Will you output all of the data below exactly, omitting the images?

[Begin]

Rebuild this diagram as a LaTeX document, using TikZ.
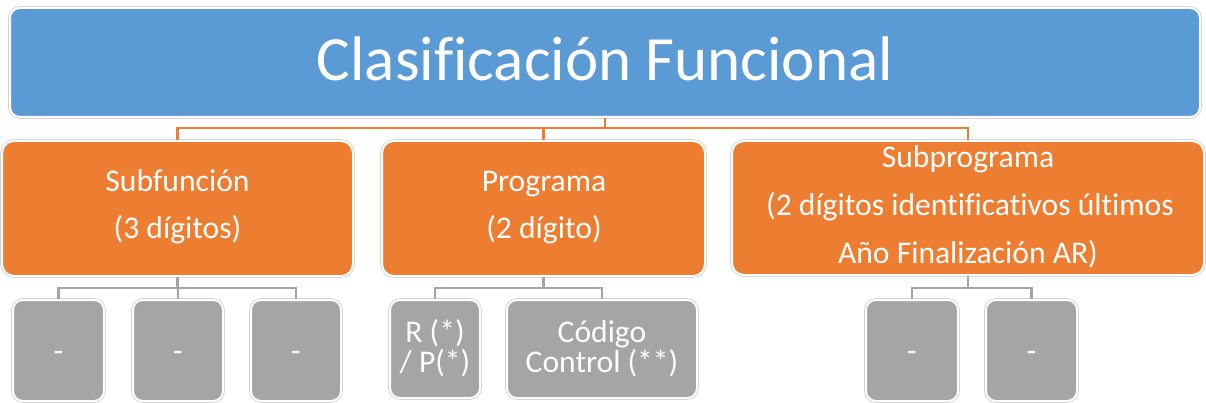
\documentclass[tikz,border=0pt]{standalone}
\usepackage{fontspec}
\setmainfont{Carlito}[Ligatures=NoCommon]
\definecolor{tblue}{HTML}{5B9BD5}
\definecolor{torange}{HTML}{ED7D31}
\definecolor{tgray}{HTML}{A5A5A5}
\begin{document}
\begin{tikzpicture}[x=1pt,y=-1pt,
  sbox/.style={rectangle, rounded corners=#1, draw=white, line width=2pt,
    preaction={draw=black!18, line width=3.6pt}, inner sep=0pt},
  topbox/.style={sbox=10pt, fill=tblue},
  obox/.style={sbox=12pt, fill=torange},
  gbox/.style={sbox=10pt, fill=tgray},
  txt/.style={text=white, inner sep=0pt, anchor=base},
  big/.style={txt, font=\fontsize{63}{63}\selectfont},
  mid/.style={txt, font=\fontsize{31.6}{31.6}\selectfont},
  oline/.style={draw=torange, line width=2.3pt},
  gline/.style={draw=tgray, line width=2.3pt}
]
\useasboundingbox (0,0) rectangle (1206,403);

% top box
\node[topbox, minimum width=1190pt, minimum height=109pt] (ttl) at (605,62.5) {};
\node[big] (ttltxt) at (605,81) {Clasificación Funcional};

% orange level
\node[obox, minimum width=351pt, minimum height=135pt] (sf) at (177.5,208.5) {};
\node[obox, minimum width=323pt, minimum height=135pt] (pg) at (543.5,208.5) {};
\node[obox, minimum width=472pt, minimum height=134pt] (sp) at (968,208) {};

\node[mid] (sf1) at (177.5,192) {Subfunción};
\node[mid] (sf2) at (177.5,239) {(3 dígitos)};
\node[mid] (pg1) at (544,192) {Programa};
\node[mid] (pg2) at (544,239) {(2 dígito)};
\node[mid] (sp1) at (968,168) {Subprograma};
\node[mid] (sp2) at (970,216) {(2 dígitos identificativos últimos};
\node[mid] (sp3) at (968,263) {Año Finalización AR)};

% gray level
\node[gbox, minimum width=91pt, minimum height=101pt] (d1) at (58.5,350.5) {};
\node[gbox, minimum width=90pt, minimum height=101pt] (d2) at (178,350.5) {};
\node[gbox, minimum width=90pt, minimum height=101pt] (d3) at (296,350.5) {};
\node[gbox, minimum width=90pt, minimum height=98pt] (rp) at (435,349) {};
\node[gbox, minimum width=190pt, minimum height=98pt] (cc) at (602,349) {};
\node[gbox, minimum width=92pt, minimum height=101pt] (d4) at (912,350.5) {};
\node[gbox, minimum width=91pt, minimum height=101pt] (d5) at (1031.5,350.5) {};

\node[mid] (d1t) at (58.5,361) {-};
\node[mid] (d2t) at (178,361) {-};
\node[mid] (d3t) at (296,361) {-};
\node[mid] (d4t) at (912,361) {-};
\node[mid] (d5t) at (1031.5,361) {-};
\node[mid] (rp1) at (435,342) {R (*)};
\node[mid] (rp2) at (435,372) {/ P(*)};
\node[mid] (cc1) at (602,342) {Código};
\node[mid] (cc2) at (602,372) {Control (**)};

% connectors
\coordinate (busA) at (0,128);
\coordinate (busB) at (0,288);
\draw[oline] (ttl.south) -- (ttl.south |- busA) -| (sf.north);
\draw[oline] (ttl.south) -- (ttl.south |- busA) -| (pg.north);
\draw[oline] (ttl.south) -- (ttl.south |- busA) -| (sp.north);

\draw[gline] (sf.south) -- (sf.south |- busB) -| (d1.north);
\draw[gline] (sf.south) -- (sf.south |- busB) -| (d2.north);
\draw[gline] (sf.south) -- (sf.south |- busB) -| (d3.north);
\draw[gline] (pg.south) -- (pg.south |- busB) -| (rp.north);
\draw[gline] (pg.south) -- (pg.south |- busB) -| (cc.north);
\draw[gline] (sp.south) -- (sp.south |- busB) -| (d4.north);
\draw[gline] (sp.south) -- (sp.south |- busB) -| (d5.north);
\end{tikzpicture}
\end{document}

[End]

■ Solved problem
Rebuild this diagram as a LaTeX document, using TikZ.
\documentclass[tikz,border=0pt]{standalone}
\usepackage{fontspec}
\setmainfont{Carlito}[Ligatures=NoCommon]
\definecolor{tblue}{HTML}{5B9BD5}
\definecolor{torange}{HTML}{ED7D31}
\definecolor{tgray}{HTML}{A5A5A5}
\begin{document}
\begin{tikzpicture}[x=1pt,y=-1pt,
  sbox/.style={rectangle, rounded corners=#1, draw=white, line width=2pt,
    preaction={draw=black!18, line width=3.6pt}, inner sep=0pt},
  topbox/.style={sbox=10pt, fill=tblue},
  obox/.style={sbox=12pt, fill=torange},
  gbox/.style={sbox=10pt, fill=tgray},
  txt/.style={text=white, inner sep=0pt, anchor=base},
  big/.style={txt, font=\fontsize{63}{63}\selectfont},
  mid/.style={txt, font=\fontsize{31.6}{31.6}\selectfont},
  oline/.style={draw=torange, line width=2.3pt},
  gline/.style={draw=tgray, line width=2.3pt}
]
\useasboundingbox (0,0) rectangle (1206,403);

% top box
\node[topbox, minimum width=1190pt, minimum height=109pt] (ttl) at (605,62.5) {};
\node[big] (ttltxt) at (605,81) {Clasificación Funcional};

% orange level
\node[obox, minimum width=351pt, minimum height=135pt] (sf) at (177.5,208.5) {};
\node[obox, minimum width=323pt, minimum height=135pt] (pg) at (543.5,208.5) {};
\node[obox, minimum width=472pt, minimum height=134pt] (sp) at (968,208) {};

\node[mid] (sf1) at (177.5,192) {Subfunción};
\node[mid] (sf2) at (177.5,239) {(3 dígitos)};
\node[mid] (pg1) at (544,192) {Programa};
\node[mid] (pg2) at (544,239) {(2 dígito)};
\node[mid] (sp1) at (968,168) {Subprograma};
\node[mid] (sp2) at (970,216) {(2 dígitos identificativos últimos};
\node[mid] (sp3) at (968,263) {Año Finalización AR)};

% gray level
\node[gbox, minimum width=91pt, minimum height=101pt] (d1) at (58.5,350.5) {};
\node[gbox, minimum width=90pt, minimum height=101pt] (d2) at (178,350.5) {};
\node[gbox, minimum width=90pt, minimum height=101pt] (d3) at (296,350.5) {};
\node[gbox, minimum width=90pt, minimum height=98pt] (rp) at (435,349) {};
\node[gbox, minimum width=190pt, minimum height=98pt] (cc) at (602,349) {};
\node[gbox, minimum width=92pt, minimum height=101pt] (d4) at (912,350.5) {};
\node[gbox, minimum width=91pt, minimum height=101pt] (d5) at (1031.5,350.5) {};

\node[mid] (d1t) at (58.5,361) {-};
\node[mid] (d2t) at (178,361) {-};
\node[mid] (d3t) at (296,361) {-};
\node[mid] (d4t) at (912,361) {-};
\node[mid] (d5t) at (1031.5,361) {-};
\node[mid] (rp1) at (435,342) {R (*)};
\node[mid] (rp2) at (435,372) {/ P(*)};
\node[mid] (cc1) at (602,342) {Código};
\node[mid] (cc2) at (602,372) {Control (**)};

% connectors
\coordinate (busA) at (0,128);
\coordinate (busB) at (0,288);
\draw[oline] (ttl.south) -- (ttl.south |- busA) -| (sf.north);
\draw[oline] (ttl.south) -- (ttl.south |- busA) -| (pg.north);
\draw[oline] (ttl.south) -- (ttl.south |- busA) -| (sp.north);

\draw[gline] (sf.south) -- (sf.south |- busB) -| (d1.north);
\draw[gline] (sf.south) -- (sf.south |- busB) -| (d2.north);
\draw[gline] (sf.south) -- (sf.south |- busB) -| (d3.north);
\draw[gline] (pg.south) -- (pg.south |- busB) -| (rp.north);
\draw[gline] (pg.south) -- (pg.south |- busB) -| (cc.north);
\draw[gline] (sp.south) -- (sp.south |- busB) -| (d4.north);
\draw[gline] (sp.south) -- (sp.south |- busB) -| (d5.north);
\end{tikzpicture}
\end{document}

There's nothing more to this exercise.